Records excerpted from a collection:
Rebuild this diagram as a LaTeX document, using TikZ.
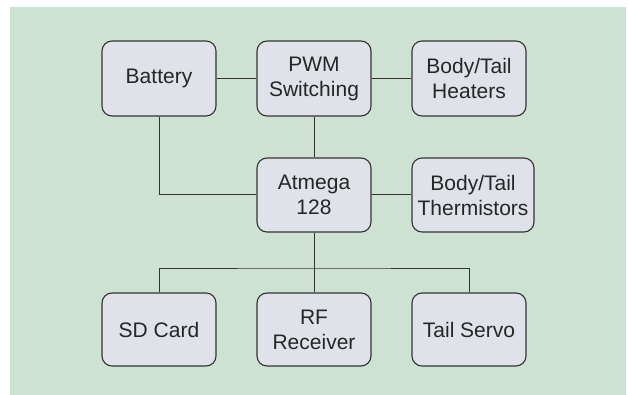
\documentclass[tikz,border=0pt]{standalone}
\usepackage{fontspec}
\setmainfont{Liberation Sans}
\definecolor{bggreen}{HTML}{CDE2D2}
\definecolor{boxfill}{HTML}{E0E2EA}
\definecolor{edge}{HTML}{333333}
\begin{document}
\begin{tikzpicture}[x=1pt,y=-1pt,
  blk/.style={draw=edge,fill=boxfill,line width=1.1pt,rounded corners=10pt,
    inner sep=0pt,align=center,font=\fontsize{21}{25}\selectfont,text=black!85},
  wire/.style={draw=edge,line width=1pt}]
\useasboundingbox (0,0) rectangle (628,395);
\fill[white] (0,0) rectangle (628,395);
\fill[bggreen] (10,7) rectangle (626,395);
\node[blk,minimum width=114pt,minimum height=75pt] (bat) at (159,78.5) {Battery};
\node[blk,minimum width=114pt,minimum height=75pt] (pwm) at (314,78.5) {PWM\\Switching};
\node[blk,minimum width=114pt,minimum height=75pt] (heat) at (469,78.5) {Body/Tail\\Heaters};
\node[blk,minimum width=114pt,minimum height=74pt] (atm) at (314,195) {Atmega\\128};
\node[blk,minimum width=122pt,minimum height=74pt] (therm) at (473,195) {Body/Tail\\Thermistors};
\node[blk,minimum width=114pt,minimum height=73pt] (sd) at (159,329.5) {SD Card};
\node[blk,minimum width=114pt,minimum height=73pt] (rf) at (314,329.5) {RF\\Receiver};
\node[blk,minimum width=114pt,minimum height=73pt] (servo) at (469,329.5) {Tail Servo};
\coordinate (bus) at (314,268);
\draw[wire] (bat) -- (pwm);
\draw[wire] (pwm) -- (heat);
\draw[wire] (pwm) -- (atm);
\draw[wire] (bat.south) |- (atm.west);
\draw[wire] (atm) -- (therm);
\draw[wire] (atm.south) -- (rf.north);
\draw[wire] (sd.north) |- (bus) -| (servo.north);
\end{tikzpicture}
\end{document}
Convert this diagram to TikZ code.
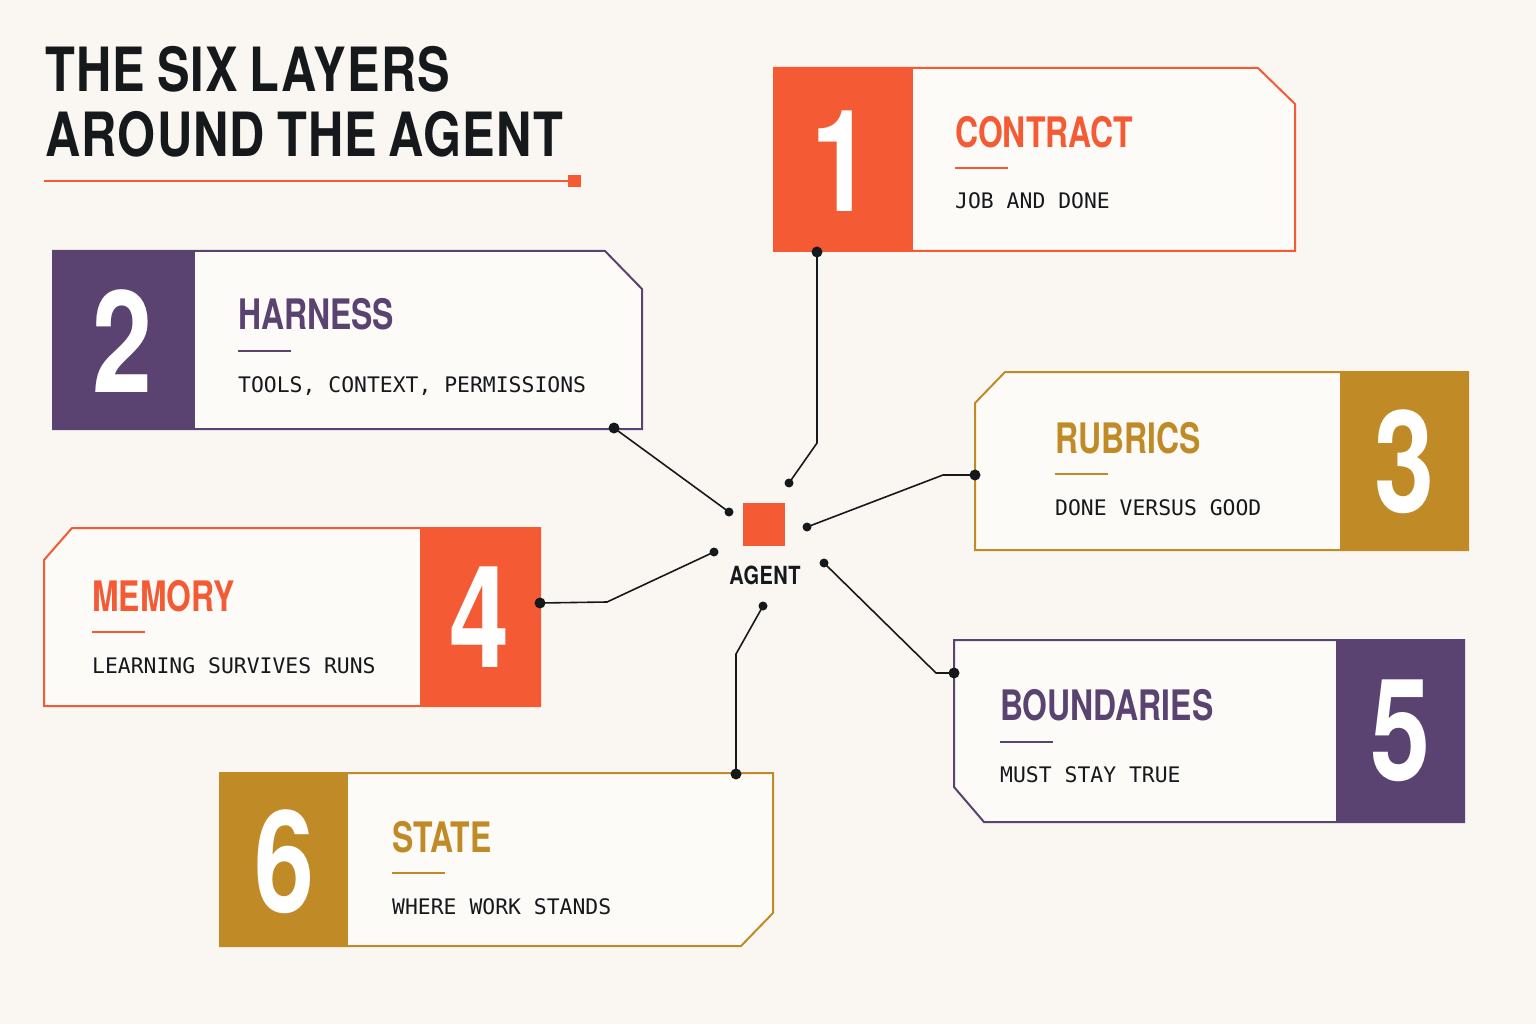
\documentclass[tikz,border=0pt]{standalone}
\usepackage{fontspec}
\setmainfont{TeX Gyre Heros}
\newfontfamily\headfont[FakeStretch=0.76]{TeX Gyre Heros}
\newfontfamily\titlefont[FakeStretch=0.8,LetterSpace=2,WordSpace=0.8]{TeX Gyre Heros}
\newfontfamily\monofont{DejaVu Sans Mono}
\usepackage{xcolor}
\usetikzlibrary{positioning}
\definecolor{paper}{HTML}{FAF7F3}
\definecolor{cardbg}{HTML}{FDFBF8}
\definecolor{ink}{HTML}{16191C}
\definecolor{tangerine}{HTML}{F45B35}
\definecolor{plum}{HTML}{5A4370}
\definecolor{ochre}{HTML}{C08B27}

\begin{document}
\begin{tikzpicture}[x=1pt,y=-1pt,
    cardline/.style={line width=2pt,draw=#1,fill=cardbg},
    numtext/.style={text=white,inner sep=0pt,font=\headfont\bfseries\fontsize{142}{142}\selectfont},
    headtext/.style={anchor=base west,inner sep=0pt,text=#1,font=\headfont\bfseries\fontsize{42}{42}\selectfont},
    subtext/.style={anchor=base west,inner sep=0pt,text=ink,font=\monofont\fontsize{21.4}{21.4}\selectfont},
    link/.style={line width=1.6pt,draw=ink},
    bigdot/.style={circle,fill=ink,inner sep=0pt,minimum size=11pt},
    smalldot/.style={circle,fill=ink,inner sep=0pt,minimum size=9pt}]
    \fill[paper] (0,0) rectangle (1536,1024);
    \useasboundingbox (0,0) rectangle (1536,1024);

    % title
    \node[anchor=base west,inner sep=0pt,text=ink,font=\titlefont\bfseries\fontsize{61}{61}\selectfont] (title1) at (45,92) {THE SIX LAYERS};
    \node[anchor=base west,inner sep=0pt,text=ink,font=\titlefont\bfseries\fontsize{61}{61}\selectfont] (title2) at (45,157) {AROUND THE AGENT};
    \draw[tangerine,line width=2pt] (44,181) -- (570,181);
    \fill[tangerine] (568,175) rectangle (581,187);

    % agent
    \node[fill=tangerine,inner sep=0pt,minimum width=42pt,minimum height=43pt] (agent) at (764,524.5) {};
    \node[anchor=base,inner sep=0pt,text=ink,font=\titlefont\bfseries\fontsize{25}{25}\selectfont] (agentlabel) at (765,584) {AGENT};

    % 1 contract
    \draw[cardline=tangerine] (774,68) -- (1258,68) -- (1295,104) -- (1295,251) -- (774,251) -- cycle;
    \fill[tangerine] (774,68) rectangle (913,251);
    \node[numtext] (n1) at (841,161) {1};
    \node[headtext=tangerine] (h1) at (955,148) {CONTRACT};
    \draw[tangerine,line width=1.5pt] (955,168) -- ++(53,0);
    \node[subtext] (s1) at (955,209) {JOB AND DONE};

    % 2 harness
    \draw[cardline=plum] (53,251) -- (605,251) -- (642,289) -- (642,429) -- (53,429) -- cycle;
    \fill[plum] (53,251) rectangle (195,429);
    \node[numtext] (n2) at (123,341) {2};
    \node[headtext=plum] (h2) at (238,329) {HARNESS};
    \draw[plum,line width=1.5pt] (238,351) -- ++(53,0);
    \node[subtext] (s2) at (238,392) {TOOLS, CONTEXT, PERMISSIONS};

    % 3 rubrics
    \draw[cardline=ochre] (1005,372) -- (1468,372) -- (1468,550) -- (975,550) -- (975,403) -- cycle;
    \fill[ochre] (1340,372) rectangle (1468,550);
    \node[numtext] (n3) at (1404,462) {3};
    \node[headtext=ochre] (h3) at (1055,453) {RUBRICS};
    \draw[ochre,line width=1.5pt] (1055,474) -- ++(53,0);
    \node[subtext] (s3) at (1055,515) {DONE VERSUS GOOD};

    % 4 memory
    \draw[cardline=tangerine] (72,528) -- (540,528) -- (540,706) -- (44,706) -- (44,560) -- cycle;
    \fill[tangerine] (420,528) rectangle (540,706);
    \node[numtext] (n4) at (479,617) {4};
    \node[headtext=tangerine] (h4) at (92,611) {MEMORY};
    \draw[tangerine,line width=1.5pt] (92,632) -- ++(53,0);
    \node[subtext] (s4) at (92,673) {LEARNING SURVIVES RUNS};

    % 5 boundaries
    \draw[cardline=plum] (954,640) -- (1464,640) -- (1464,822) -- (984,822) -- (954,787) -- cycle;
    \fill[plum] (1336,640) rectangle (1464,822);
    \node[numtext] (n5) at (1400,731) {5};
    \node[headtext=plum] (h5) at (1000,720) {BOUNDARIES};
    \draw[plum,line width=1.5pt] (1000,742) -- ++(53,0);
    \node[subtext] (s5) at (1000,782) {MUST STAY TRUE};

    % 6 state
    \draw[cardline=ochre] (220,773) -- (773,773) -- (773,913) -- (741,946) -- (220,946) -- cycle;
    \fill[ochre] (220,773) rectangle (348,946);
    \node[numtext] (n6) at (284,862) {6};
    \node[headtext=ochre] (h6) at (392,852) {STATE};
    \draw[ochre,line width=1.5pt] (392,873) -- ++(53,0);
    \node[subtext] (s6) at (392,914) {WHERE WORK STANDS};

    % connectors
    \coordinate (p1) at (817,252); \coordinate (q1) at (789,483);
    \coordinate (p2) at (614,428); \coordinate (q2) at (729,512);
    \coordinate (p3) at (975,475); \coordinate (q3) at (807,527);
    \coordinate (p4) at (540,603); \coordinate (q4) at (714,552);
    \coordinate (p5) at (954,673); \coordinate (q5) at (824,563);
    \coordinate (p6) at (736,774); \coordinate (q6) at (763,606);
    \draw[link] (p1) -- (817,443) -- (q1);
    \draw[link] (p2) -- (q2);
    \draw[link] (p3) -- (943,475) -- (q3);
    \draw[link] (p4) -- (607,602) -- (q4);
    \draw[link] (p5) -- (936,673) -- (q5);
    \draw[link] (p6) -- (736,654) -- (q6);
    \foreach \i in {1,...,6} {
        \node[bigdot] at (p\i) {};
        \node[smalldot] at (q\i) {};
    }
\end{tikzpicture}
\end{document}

> Task goal: Make a copy of each line that contains the string "this".

> Complete answer:
Rebuild this diagram as a LaTeX document, using TikZ.
Convert this diagram to TikZ code.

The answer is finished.